In 2007, Graham was censured by Republican Party leaders back home and tagged by Rush Limbaugh as “Lindsey Graham-nesty” after he supported immigration reforms during the Bush administration’s push. But after easily winning his primary, he looks to have built up political capital for him to make a second push on immigration. Unlike his colleague John McCain, who moved to the right to avoid losing a contentious 2010 Senate primary, Graham’s views have largely remained consistent.

In Graham’s view, the political tide may have turned on immigration, especially because the 2012 election has caused a great deal of soul-searching within the GOP. Graham said he thinks it's not just the country but also the Republican Party that needs to fix the immigration system. "From a party point of view, after the 2012 election, if you don’t think this has hurt us with Latino voters, we’re just on different planets," Graham said.

Just as the heat over the immigration debate has subsided nationally, it also has in conservative South Carolina. “I don’t think anything has pushed that hot button yet,” former South Carolina GOP Chair Katon Dawson says. “But all you have to do is throw amnesty out there, and it’ll come charging back.”

Graham still isn’t likely to coast to 2014, acknowledging he'll "get a certain amount of criticism, a certain amount of appreciation for trying to solve a hard problem." Dawson said that given the “bare-knuckled” nature of South Carolina politics, Graham is likely to draw a primary challenge.
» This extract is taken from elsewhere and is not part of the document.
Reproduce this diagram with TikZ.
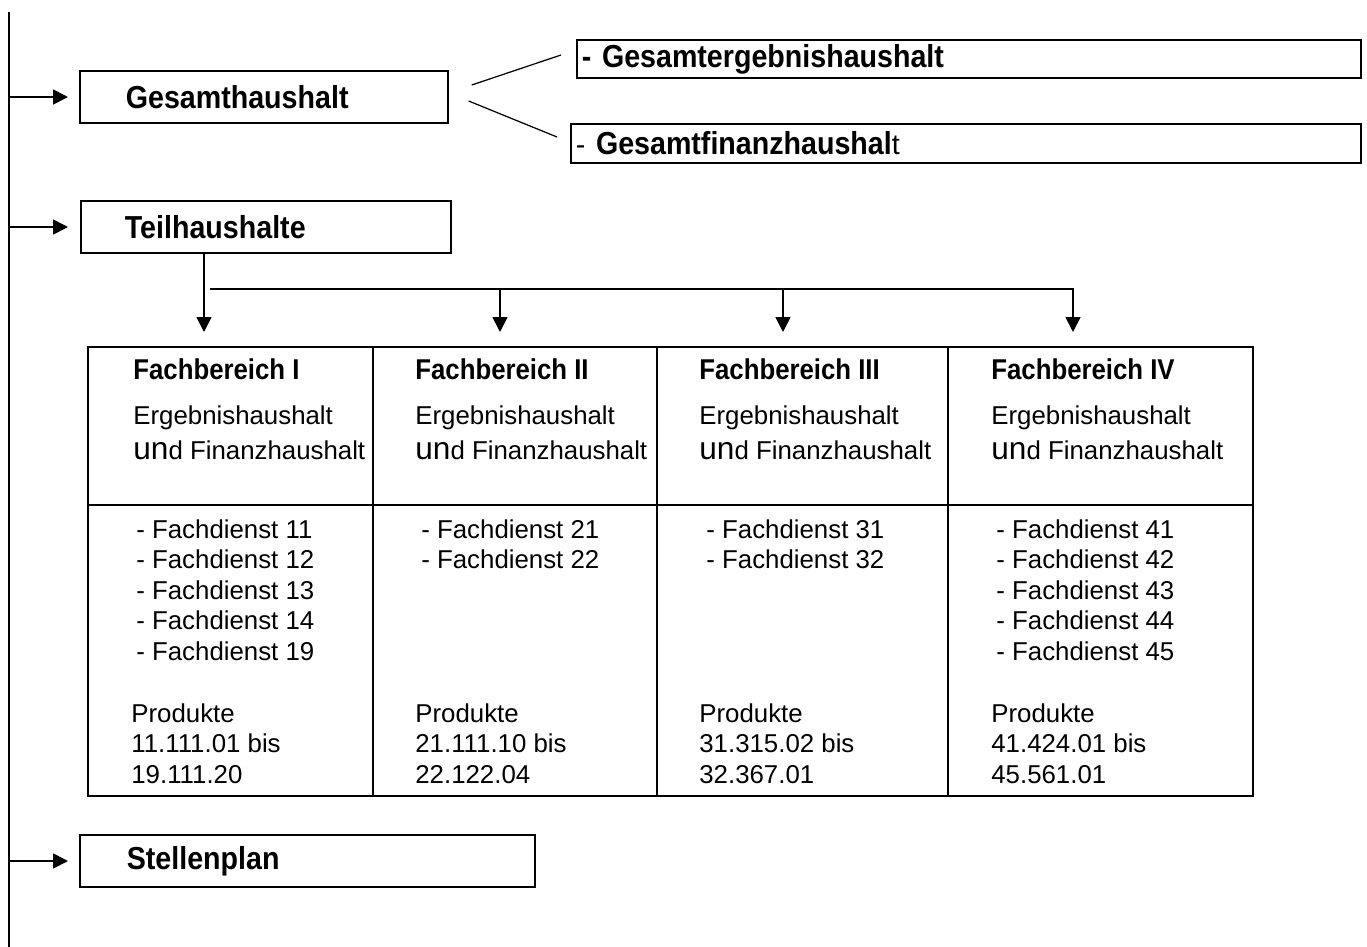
\documentclass[tikz,border=0pt]{standalone}
\usepackage{fontspec}
\setmainfont{Liberation Sans}[BoldFeatures={FakeStretch=0.9}]
\usetikzlibrary{arrows.meta}

\tikzset{
	kasten/.style={draw, line width=1pt, anchor=west, inner xsep=0pt, inner ysep=0pt, align=left, font=\bfseries\fontsize{18.1}{21}\selectfont},
	pfeil/.style={-{Triangle[length=0.3cm,width=0.3cm]}, line width=1pt},
	zelle/.style={anchor=base west, inner sep=0pt, align=left, font=\fontsize{14.7}{17.3}\selectfont},
}
\newcommand{\grossun}{{\fontsize{18}{17.3}\selectfont un}}

\begin{document}
\begin{tikzpicture}[x=0.02cm,y=-0.02cm]
	\useasboundingbox (0,0) rectangle (1367,947);
	
	% linke Leiste
	\coordinate (oben) at (9,12);
	\coordinate (unten) at (9,947);
	\draw[line width=1.1pt] (oben) -- (unten);
	
	% Kaesten
	\node[kasten, text width=7.36cm, minimum height=1.04cm] (gesamt) at (79,97) {\hspace*{0.92cm}Gesamthaushalt};
	\node[kasten, text width=7.4cm, minimum height=1.04cm] (teil) at (80,227) {\hspace*{0.88cm}Teilhaushalte};
	\node[kasten, text width=9.1cm, minimum height=1.04cm] (stellen) at (79,861) {\hspace*{0.94cm}Stellenplan};
	
	\node[kasten, text width=15.68cm, minimum height=0.76cm] (ergebnis) at (576,59) {\hspace*{0.1cm}- Gesamtergebnishaushalt};
	\node[kasten, text width=15.8cm, minimum height=0.78cm] (finanz) at (570,143.5) {\hspace*{0.1cm}{\mdseries\fontsize{16.3}{19}\selectfont -} Gesamtfinanzhaushal{\mdseries\fontsize{16.3}{19}\selectfont t}};
	
	\draw[pfeil] (gesamt.west -| oben) -- ([xshift=-0.22cm]gesamt.west);
	\draw[pfeil] (teil.west -| oben) -- ([xshift=-0.24cm]teil.west);
	\draw[pfeil] (stellen.west -| oben) -- ([xshift=-0.22cm]stellen.west);
	
	\draw[line width=0.7pt] ([shift={(23,-12)}]gesamt.east) -- ([shift={(-15,-4)}]ergebnis.west);
	\draw[line width=0.7pt] ([shift={(20,4)}]gesamt.east) -- ([shift={(-13,-6.5)}]finanz.west);
	
	% Verteilung auf die Fachbereiche
	\coordinate (fb1) at (204,332);
	\coordinate (fb2) at (500,332);
	\coordinate (fb3) at (783,332);
	\coordinate (fb4) at (1073,332);
	\coordinate (quer) at (210,289);
	\draw[pfeil] ([xshift=2.48cm]teil.south west) -- (fb1);
	\draw[pfeil] (quer) -| (fb4);
	\foreach \i in {2,3}
		\draw[pfeil] (quer -| fb\i) -- (fb\i);
	
	% Tabelle
	\draw[line width=0.6pt] (88,347) rectangle (1253,796);
	\foreach \x in {373,657,948}
		\draw[line width=0.6pt] (\x,347) -- (\x,796);
	\draw[line width=0.6pt] (88,505) -- (1253,505);
	
	% base = Grundlinie der letzten Zeile
	\foreach \x/\n/\r in {133/I/1,415/II/2,699/III/3,991/IV/4}{
		\node[zelle, font=\bfseries\fontsize{16.3}{19}\selectfont] (kopf\r) at (\x,379) {Fachbereich \n};
		\node[zelle, font=\fontsize{14.7}{19.8}\selectfont] (art\r) at (\x,459) {Ergebnishaushalt\\\grossun d Finanzhaushalt};
	}
	
	\node[zelle] (fd1) at (136,660) {- Fachdienst 11\\- Fachdienst 12\\- Fachdienst 13\\- Fachdienst 14\\- Fachdienst 19};
	\node[zelle] (fd2) at (421,568.5) {- Fachdienst 21\\- Fachdienst 22};
	\node[zelle] (fd3) at (706,568.5) {- Fachdienst 31\\- Fachdienst 32};
	\node[zelle] (fd4) at (996,660) {- Fachdienst 41\\- Fachdienst 42\\- Fachdienst 43\\- Fachdienst 44\\- Fachdienst 45};
	
	\node[zelle] (pr1) at (131,783) {Produkte\\11.111.01 bis\\19.111.20};
	\node[zelle] (pr2) at (415,783) {Produkte\\21.111.10 bis\\22.122.04};
	\node[zelle] (pr3) at (699,783) {Produkte\\31.315.02 bis\\32.367.01};
	\node[zelle] (pr4) at (991,783) {Produkte\\41.424.01 bis\\45.561.01};
\end{tikzpicture}
\end{document}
Outside groups, such as the deep-pocketed Club for Growth, may get involved if the right type of challenger emerges. The group has been a leading critic of Graham’s, but over fiscal issues, not immigration.

Graham, however, starts off with a well-funded campaign account to fend off potential criticism, banking $4.4 million at the end of last September.

“Primaries are unusual things with the core base voting, but Lindsey Graham is a street fighter when it comes to elections,” Dawson said. “He works. He’s got a tough hide.”